East Asia Today
A couple of notes on China today, one covering today's inflation release, and the other a slide pack making the case for higher rates. Elsewhere, Taiwan released FDI data for September. Outflows have eased in recent months, but the clear shift away from investing in China is persisting.

Thematic – the case for higher rates. For the first time since 2021, my models show a fall in the probability of easing. The backdrop is effective monetary policy: inflation is low, but there aren't signs of rising real rates. For now, my base case is rates stop falling. For rates to rise, inflation needs to show up outside of equities.



Cycle update – PPI stabilises, but not firmly. The stabilisation of PPI is fragile, with continued sharp falls in some of the sectors targeted by anti-involution, as well as continued weakness in building materials prices. In CPI, falling food prices will eventually reverse, but soft services prices shows underlying CPI inflation remains weak.
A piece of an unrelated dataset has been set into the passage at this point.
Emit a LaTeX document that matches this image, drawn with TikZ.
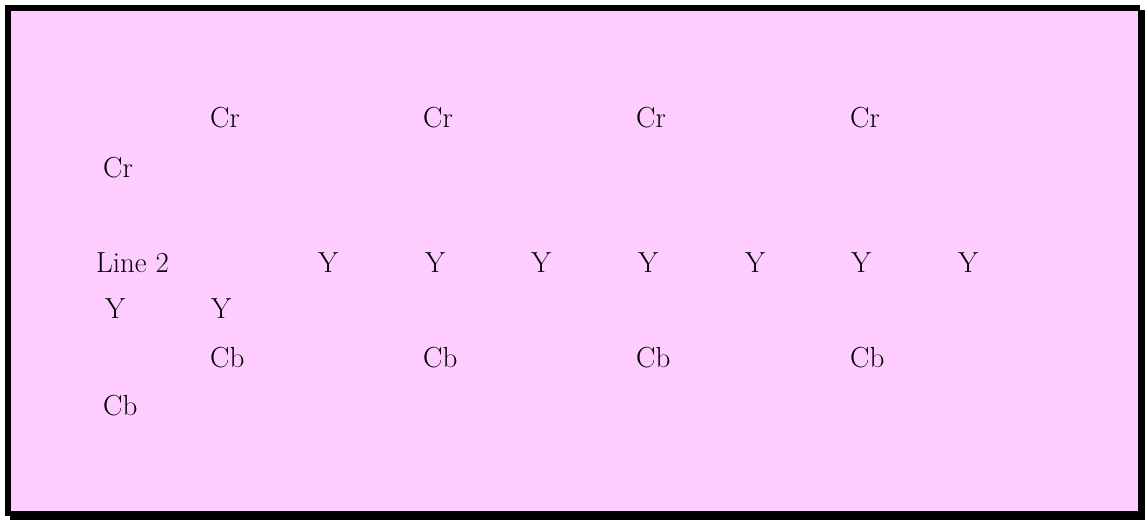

Today's FDI data for September show the pace of overseas investments has eased off in recent months, but remains high relative to the historical flow, and is significant enough to play a role in the recycling of the current account. Through 2015 the focus of overseas investment was China. Now, there is much more diversification. Some of that is because of TSMC's investments in the US and Japan. But Taiwan firms are now putting more money in ASEAN than in China.